Time for debate on democracy
Most of us wonder, how these can best be resisted, just as the Government must wonder how much it can get away with. There is, probably, some idea that the emoluments public representatives receive as apart of their office would not go amiss, in adjusting the books. The morality of their receiving the large sums involved is very questionable, although there are bound to be eager apologists for them ready to leap out of every hedge.
Leaving aside for the moment these contingent questions of household taxes and cutbacks, and ways to get the country out of its financial crisis, it might be better to ask ourselves how is it that our political system produces under each and every administration an oligarchy, that however it tries to act fairly or justly, ends up protecting or promoting its own professional, family and local interests?

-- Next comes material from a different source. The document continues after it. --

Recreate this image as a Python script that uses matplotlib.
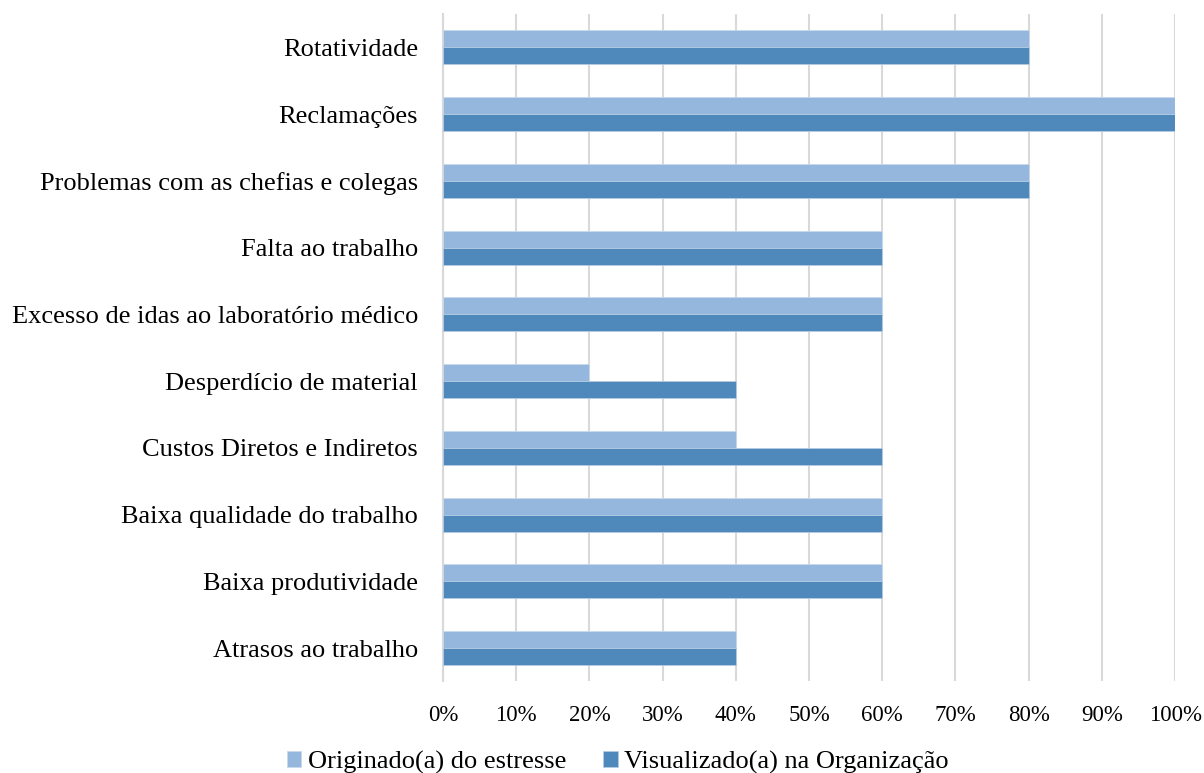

There is clearly something congenial in our particular form of representative democracy that enables this oligarchy, in different ways, to re-surface each time, with attendant cohorts of professionals, advisers, legal and financial experts, all equally committed to the status quo.
As contributions to solving the financial crisis there has been some talk about a token reduction in the number of TDs or an abolition, partial or otherwise, of the Seanad to facilitate an improvement in the country’s financial situation. It increasingly seems, indeed, that the solutions offered are part of the problem. the problem is endemic and we have a top-heavy, oligarchic and bureaucratic system that permits the confusion of national, local and personal issues and inhibits decision-making and creative thinking.
The unpalatable fact is that the same old oligarchy, give or take a few cosmetic changes, will surface once more to bob about on the ocean of our troubles, all over again.
Perhaps the time has come to get to grips with this and promote real in-depth public debate about the nature of our democracy.
The hope would be that it would lead to fundamental constitutional and political reform, and promote more effective public representation, and local and national government.
It might even lead to a comprehensively thought-out welfare, health and taxation system instead of the present hit and miss, inefficient and self-contradictory system that has been messily inherited.